Через дней десять Киселёва перевели. К нам добавили хлопца Дениса. Способный автослесарь; дома остались мать-инвалид и невеста. Впервые мне пришлось увидеть поведение свежеиспечённого арестанта со стороны. Больно было видеть, как день за днем до человека доходило – шаг за шагом – что, по всей вероятности, в прежней жизни осталось всё – дело, невеста, мать-инвалид. Тяжёлое зрелище…

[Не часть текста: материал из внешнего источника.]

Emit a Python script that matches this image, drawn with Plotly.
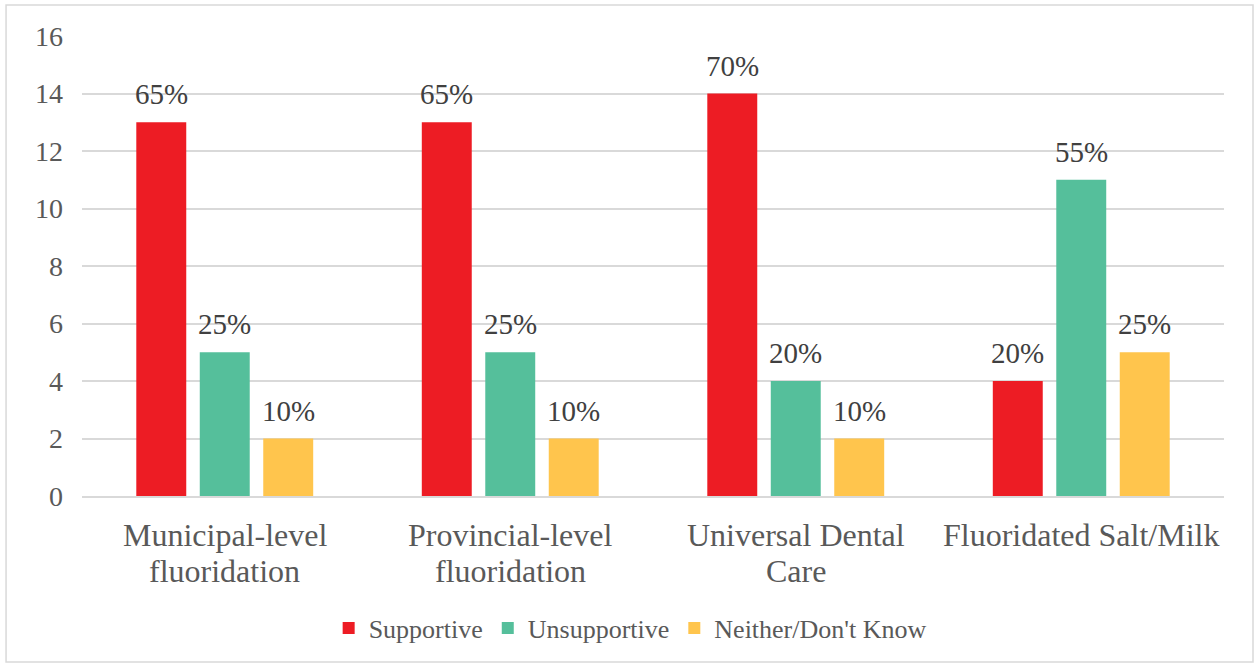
import plotly.graph_objects as go

categories = ["Municipal-level<br>fluoridation", "Provincial-level<br>fluoridation",
              "Universal Dental<br>Care", "Fluoridated Salt/Milk"]
supportive = [13, 13, 14, 4]
unsupportive = [5, 5, 4, 11]
neither = [2, 2, 2, 5]

series = [
    ("Supportive", supportive, "#ED1C24"),
    ("Unsupportive", unsupportive, "#55BF9B"),
    ("Neither/Don't Know", neither, "#FFC54D"),
]

totals = [s + u + n for s, u, n in zip(supportive, unsupportive, neither)]

SERIF = "Times New Roman, Liberation Serif, DejaVu Serif, serif"
GREY = "#595959"

fig = go.Figure()
for name, vals, color in series:
    fig.add_trace(go.Bar(
        x=categories, y=vals, name=name,
        marker=dict(color=color, line=dict(width=0)),
    ))

# percentage labels above each bar
offsets = [-63.5, 0, 63.5]
for (name, vals, color), dx in zip(series, offsets):
    for cat, v, t in zip(categories, vals, totals):
        fig.add_annotation(
            x=cat, y=v, xref="x", yref="y",
            text=f"{round(100 * v / t)}%",
            showarrow=False, xshift=dx, yanchor="bottom", yshift=10,
            font=dict(family=SERIF, size=29, color="#404040"),
        )

# category labels under the axis, one annotation per line for tighter leading
for cat in categories:
    for i, line in enumerate(cat.split("<br>")):
        fig.add_annotation(
            x=cat, y=0, xref="x", yref="paper",
            text=line, showarrow=False, yanchor="middle",
            yshift=-39 - 36 * i,
            font=dict(family=SERIF, size=32, color=GREY),
        )

# outer chart border
fig.add_shape(type="rect", xref="paper", yref="paper",
              x0=-0.0665, x1=1.0254, y0=-0.361, y1=1.0674,
              line=dict(color="#D9D9D9", width=1.5), layer="below")

fig.update_layout(
    width=1255, height=664,
    margin=dict(l=82, r=31, t=36, b=168),
    plot_bgcolor="white", paper_bgcolor="white",
    barmode="group", bargap=0.333, bargroupgap=0.213,
    font=dict(family=SERIF, color=GREY),
    legend=dict(orientation="h", x=0.48, xanchor="center", y=-0.287, yanchor="middle",
                font=dict(family=SERIF, size=26, color=GREY), itemwidth=30,
                traceorder="normal"),
    showlegend=True,
)
fig.update_xaxes(showticklabels=False, showline=True,
                 linecolor="#D9D9D9", linewidth=1.5, ticks="")
fig.update_yaxes(range=[0, 16], dtick=2, showgrid=True, gridcolor="#D9D9D9",
                 gridwidth=1.5, zeroline=False, showline=False,
                 tickfont=dict(family=SERIF, size=28, color=GREY), ticklabelstandoff=18)

fig.write_html("out.html")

Писем не было весь март. Никаких весточек от родных. Оборвали единственную ниточку, связывающую меня с внешним миром. Похоже, мои речи не понравились кому-то совсем. Хотя понять их логику тяжело, так что я и не пытался. Время коротали так же за чтением, рисованием и беседами. С Максом частенько вспоминали старые добрые деньки: антифа-действия, околофутбольные маневры и панк-концерты. Или креативили на тему кафе-клуба в стиле киберпанк. А вот с Серегой можно было поспорить на темы истории, например, патриотизма времён мировых войн. Или о том, что делать порядочному человеку в случае оккупации НАТО. Марцелев умно и интересно рассказывал об отдельных аспектах политических технологий и рекламы. Еще раньше Федута рассказывал в общих чертах о работе избирательного штаба. Серьёзное дело. Машина! Узнал, что во время кампании кандидат является полностью несамостоятельной фигурой: он должен со всей точностью выполнять директивы своего штаба. Что одевать, как сказать, с кем встретиться – стратегия штаба. Так что подлинными гениями выборов являются не сами кандидаты, а начальники штабов. Слушая эти рассказы, я понимал две вещи: как сильно мы уступаем на публичном поприще и как в реальной жизни иллюзорна «демократия» у «демократов». Народ – всего лишь электоральная масса и запасной козырь. Его настроениями манипулируют, используют в меркантильных целях (так большевики в своё время воспевали пролетариат). Во имя народа произносятся пафосные речи, но в действительности существует лишь демократия буржуазии и её политического аппарата. Чтобы не допустить народ к рычагам управления, первые буржуазные республики вводили имущественный ценз, так что фильтр проходили лишь состоятельные граждане. Лишь когда буржуазия убедилась, что всеобщее избирательное право не угрожает доминированию буржуазных партий, имущественный ценз был отменен. Народ для политика – то же самое, что море для моряка: средство передвижения, источник доходов и целый колодец фольклора. Но также и вечный символ стихии, сметающей всё на своём пути.
И всё же, несмотря на отсутствие внешнего финансирования и незнание социологических закономерностей и технологий, у анархизма есть два ключевых преимущества: неисчерпаемый энтузиазм и чистая правда. А технические возможности и способности – дело наживное.